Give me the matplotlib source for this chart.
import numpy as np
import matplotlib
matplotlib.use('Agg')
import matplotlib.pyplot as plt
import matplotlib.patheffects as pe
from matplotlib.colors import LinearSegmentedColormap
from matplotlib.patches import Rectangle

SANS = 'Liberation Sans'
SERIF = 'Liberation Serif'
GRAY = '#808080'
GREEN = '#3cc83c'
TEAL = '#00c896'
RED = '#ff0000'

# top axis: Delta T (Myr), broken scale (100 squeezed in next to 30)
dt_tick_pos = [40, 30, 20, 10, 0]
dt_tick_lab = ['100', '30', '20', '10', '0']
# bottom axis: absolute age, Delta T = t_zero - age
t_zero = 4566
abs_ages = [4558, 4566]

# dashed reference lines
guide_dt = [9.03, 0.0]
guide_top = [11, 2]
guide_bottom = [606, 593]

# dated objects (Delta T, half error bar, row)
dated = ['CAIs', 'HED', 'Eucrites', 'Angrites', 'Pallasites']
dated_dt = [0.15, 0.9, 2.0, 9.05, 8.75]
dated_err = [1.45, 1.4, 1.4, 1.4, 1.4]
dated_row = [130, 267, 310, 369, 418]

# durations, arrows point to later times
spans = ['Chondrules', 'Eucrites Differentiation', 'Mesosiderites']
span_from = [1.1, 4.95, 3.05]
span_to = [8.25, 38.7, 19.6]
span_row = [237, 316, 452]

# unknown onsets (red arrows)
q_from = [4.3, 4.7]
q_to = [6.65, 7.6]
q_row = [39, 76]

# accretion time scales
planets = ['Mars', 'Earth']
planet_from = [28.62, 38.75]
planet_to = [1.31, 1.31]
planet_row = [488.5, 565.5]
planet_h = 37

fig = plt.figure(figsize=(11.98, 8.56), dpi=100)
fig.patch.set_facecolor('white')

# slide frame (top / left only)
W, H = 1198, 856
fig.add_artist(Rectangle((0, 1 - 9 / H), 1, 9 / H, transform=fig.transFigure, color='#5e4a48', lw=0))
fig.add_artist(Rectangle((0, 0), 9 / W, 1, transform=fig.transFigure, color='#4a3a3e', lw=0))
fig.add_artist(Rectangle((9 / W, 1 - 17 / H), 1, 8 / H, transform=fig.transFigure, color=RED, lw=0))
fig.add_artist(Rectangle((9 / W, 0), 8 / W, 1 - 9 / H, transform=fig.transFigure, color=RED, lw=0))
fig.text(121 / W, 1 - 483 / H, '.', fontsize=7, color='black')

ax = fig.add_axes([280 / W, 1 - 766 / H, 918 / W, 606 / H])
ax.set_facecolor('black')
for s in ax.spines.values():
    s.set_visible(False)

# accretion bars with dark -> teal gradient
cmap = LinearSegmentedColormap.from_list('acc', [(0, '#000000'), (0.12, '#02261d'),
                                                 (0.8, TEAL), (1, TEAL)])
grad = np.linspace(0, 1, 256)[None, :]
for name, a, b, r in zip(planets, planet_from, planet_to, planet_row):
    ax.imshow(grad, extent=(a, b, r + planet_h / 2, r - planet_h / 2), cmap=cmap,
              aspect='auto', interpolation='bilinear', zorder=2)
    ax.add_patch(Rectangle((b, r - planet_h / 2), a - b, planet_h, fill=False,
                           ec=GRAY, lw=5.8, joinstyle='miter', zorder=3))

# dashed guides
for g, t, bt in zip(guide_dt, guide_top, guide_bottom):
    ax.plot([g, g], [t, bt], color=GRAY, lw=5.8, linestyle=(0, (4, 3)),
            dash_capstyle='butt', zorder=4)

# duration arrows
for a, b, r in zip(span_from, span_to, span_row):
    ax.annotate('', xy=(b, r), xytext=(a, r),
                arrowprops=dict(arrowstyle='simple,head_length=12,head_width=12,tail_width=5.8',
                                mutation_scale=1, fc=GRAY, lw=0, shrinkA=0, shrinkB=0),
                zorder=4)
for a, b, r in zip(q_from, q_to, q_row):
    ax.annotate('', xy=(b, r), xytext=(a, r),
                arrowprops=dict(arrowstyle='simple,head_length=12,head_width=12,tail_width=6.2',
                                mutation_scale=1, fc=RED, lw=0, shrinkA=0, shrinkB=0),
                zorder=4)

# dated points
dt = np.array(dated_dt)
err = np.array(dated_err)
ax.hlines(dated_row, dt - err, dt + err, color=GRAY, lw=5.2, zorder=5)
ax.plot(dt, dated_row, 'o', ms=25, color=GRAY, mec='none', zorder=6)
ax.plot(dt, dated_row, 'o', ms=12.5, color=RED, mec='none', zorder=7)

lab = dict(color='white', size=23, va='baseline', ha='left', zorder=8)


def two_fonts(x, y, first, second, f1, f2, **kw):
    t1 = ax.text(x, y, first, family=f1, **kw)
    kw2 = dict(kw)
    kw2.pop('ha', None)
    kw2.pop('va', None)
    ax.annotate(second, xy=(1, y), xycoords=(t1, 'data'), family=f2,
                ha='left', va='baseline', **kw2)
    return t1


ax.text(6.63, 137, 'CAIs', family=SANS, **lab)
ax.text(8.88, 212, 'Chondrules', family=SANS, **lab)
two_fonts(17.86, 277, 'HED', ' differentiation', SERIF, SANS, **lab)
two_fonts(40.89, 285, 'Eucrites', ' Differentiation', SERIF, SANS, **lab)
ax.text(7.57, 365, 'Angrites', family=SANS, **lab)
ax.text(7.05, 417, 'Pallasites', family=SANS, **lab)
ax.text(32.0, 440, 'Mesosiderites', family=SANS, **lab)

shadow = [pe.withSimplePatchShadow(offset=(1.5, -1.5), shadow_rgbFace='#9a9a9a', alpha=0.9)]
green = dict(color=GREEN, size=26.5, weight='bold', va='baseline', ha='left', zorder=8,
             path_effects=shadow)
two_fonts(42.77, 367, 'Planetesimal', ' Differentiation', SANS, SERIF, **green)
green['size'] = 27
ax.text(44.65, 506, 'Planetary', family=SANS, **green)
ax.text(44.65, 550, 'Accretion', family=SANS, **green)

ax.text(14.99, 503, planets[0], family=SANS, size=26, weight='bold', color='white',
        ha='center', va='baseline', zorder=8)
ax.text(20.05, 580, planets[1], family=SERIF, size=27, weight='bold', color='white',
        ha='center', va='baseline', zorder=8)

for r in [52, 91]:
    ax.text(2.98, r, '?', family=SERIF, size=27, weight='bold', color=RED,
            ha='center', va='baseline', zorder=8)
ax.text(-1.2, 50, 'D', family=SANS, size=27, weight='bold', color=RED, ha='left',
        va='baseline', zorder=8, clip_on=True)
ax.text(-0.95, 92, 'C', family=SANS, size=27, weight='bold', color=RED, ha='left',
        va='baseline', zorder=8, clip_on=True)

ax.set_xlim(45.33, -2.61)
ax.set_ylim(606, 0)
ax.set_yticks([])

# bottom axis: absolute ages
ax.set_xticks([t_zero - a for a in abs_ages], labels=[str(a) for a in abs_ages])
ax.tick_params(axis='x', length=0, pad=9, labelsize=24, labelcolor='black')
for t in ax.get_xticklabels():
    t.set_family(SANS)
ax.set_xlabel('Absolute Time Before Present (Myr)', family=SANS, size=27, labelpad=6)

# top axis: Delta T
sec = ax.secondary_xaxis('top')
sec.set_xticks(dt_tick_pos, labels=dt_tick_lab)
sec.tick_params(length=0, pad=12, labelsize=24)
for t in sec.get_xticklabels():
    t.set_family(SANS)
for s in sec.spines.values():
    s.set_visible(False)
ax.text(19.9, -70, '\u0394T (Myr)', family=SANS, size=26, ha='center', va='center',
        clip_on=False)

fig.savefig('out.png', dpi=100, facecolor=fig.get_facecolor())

________________

● **Given task**
Take the material above and return all of it exactly.

● **Output for this task**
Give me the matplotlib source for this chart.
import numpy as np
import matplotlib
matplotlib.use('Agg')
import matplotlib.pyplot as plt
import matplotlib.patheffects as pe
from matplotlib.colors import LinearSegmentedColormap
from matplotlib.patches import Rectangle

SANS = 'Liberation Sans'
SERIF = 'Liberation Serif'
GRAY = '#808080'
GREEN = '#3cc83c'
TEAL = '#00c896'
RED = '#ff0000'

# top axis: Delta T (Myr), broken scale (100 squeezed in next to 30)
dt_tick_pos = [40, 30, 20, 10, 0]
dt_tick_lab = ['100', '30', '20', '10', '0']
# bottom axis: absolute age, Delta T = t_zero - age
t_zero = 4566
abs_ages = [4558, 4566]

# dashed reference lines
guide_dt = [9.03, 0.0]
guide_top = [11, 2]
guide_bottom = [606, 593]

# dated objects (Delta T, half error bar, row)
dated = ['CAIs', 'HED', 'Eucrites', 'Angrites', 'Pallasites']
dated_dt = [0.15, 0.9, 2.0, 9.05, 8.75]
dated_err = [1.45, 1.4, 1.4, 1.4, 1.4]
dated_row = [130, 267, 310, 369, 418]

# durations, arrows point to later times
spans = ['Chondrules', 'Eucrites Differentiation', 'Mesosiderites']
span_from = [1.1, 4.95, 3.05]
span_to = [8.25, 38.7, 19.6]
span_row = [237, 316, 452]

# unknown onsets (red arrows)
q_from = [4.3, 4.7]
q_to = [6.65, 7.6]
q_row = [39, 76]

# accretion time scales
planets = ['Mars', 'Earth']
planet_from = [28.62, 38.75]
planet_to = [1.31, 1.31]
planet_row = [488.5, 565.5]
planet_h = 37

fig = plt.figure(figsize=(11.98, 8.56), dpi=100)
fig.patch.set_facecolor('white')

# slide frame (top / left only)
W, H = 1198, 856
fig.add_artist(Rectangle((0, 1 - 9 / H), 1, 9 / H, transform=fig.transFigure, color='#5e4a48', lw=0))
fig.add_artist(Rectangle((0, 0), 9 / W, 1, transform=fig.transFigure, color='#4a3a3e', lw=0))
fig.add_artist(Rectangle((9 / W, 1 - 17 / H), 1, 8 / H, transform=fig.transFigure, color=RED, lw=0))
fig.add_artist(Rectangle((9 / W, 0), 8 / W, 1 - 9 / H, transform=fig.transFigure, color=RED, lw=0))
fig.text(121 / W, 1 - 483 / H, '.', fontsize=7, color='black')

ax = fig.add_axes([280 / W, 1 - 766 / H, 918 / W, 606 / H])
ax.set_facecolor('black')
for s in ax.spines.values():
    s.set_visible(False)

# accretion bars with dark -> teal gradient
cmap = LinearSegmentedColormap.from_list('acc', [(0, '#000000'), (0.12, '#02261d'),
                                                 (0.8, TEAL), (1, TEAL)])
grad = np.linspace(0, 1, 256)[None, :]
for name, a, b, r in zip(planets, planet_from, planet_to, planet_row):
    ax.imshow(grad, extent=(a, b, r + planet_h / 2, r - planet_h / 2), cmap=cmap,
              aspect='auto', interpolation='bilinear', zorder=2)
    ax.add_patch(Rectangle((b, r - planet_h / 2), a - b, planet_h, fill=False,
                           ec=GRAY, lw=5.8, joinstyle='miter', zorder=3))

# dashed guides
for g, t, bt in zip(guide_dt, guide_top, guide_bottom):
    ax.plot([g, g], [t, bt], color=GRAY, lw=5.8, linestyle=(0, (4, 3)),
            dash_capstyle='butt', zorder=4)

# duration arrows
for a, b, r in zip(span_from, span_to, span_row):
    ax.annotate('', xy=(b, r), xytext=(a, r),
                arrowprops=dict(arrowstyle='simple,head_length=12,head_width=12,tail_width=5.8',
                                mutation_scale=1, fc=GRAY, lw=0, shrinkA=0, shrinkB=0),
                zorder=4)
for a, b, r in zip(q_from, q_to, q_row):
    ax.annotate('', xy=(b, r), xytext=(a, r),
                arrowprops=dict(arrowstyle='simple,head_length=12,head_width=12,tail_width=6.2',
                                mutation_scale=1, fc=RED, lw=0, shrinkA=0, shrinkB=0),
                zorder=4)

# dated points
dt = np.array(dated_dt)
err = np.array(dated_err)
ax.hlines(dated_row, dt - err, dt + err, color=GRAY, lw=5.2, zorder=5)
ax.plot(dt, dated_row, 'o', ms=25, color=GRAY, mec='none', zorder=6)
ax.plot(dt, dated_row, 'o', ms=12.5, color=RED, mec='none', zorder=7)

lab = dict(color='white', size=23, va='baseline', ha='left', zorder=8)


def two_fonts(x, y, first, second, f1, f2, **kw):
    t1 = ax.text(x, y, first, family=f1, **kw)
    kw2 = dict(kw)
    kw2.pop('ha', None)
    kw2.pop('va', None)
    ax.annotate(second, xy=(1, y), xycoords=(t1, 'data'), family=f2,
                ha='left', va='baseline', **kw2)
    return t1


ax.text(6.63, 137, 'CAIs', family=SANS, **lab)
ax.text(8.88, 212, 'Chondrules', family=SANS, **lab)
two_fonts(17.86, 277, 'HED', ' differentiation', SERIF, SANS, **lab)
two_fonts(40.89, 285, 'Eucrites', ' Differentiation', SERIF, SANS, **lab)
ax.text(7.57, 365, 'Angrites', family=SANS, **lab)
ax.text(7.05, 417, 'Pallasites', family=SANS, **lab)
ax.text(32.0, 440, 'Mesosiderites', family=SANS, **lab)

shadow = [pe.withSimplePatchShadow(offset=(1.5, -1.5), shadow_rgbFace='#9a9a9a', alpha=0.9)]
green = dict(color=GREEN, size=26.5, weight='bold', va='baseline', ha='left', zorder=8,
             path_effects=shadow)
two_fonts(42.77, 367, 'Planetesimal', ' Differentiation', SANS, SERIF, **green)
green['size'] = 27
ax.text(44.65, 506, 'Planetary', family=SANS, **green)
ax.text(44.65, 550, 'Accretion', family=SANS, **green)

ax.text(14.99, 503, planets[0], family=SANS, size=26, weight='bold', color='white',
        ha='center', va='baseline', zorder=8)
ax.text(20.05, 580, planets[1], family=SERIF, size=27, weight='bold', color='white',
        ha='center', va='baseline', zorder=8)

for r in [52, 91]:
    ax.text(2.98, r, '?', family=SERIF, size=27, weight='bold', color=RED,
            ha='center', va='baseline', zorder=8)
ax.text(-1.2, 50, 'D', family=SANS, size=27, weight='bold', color=RED, ha='left',
        va='baseline', zorder=8, clip_on=True)
ax.text(-0.95, 92, 'C', family=SANS, size=27, weight='bold', color=RED, ha='left',
        va='baseline', zorder=8, clip_on=True)

ax.set_xlim(45.33, -2.61)
ax.set_ylim(606, 0)
ax.set_yticks([])

# bottom axis: absolute ages
ax.set_xticks([t_zero - a for a in abs_ages], labels=[str(a) for a in abs_ages])
ax.tick_params(axis='x', length=0, pad=9, labelsize=24, labelcolor='black')
for t in ax.get_xticklabels():
    t.set_family(SANS)
ax.set_xlabel('Absolute Time Before Present (Myr)', family=SANS, size=27, labelpad=6)

# top axis: Delta T
sec = ax.secondary_xaxis('top')
sec.set_xticks(dt_tick_pos, labels=dt_tick_lab)
sec.tick_params(length=0, pad=12, labelsize=24)
for t in sec.get_xticklabels():
    t.set_family(SANS)
for s in sec.spines.values():
    s.set_visible(False)
ax.text(19.9, -70, '\u0394T (Myr)', family=SANS, size=26, ha='center', va='center',
        clip_on=False)

fig.savefig('out.png', dpi=100, facecolor=fig.get_facecolor())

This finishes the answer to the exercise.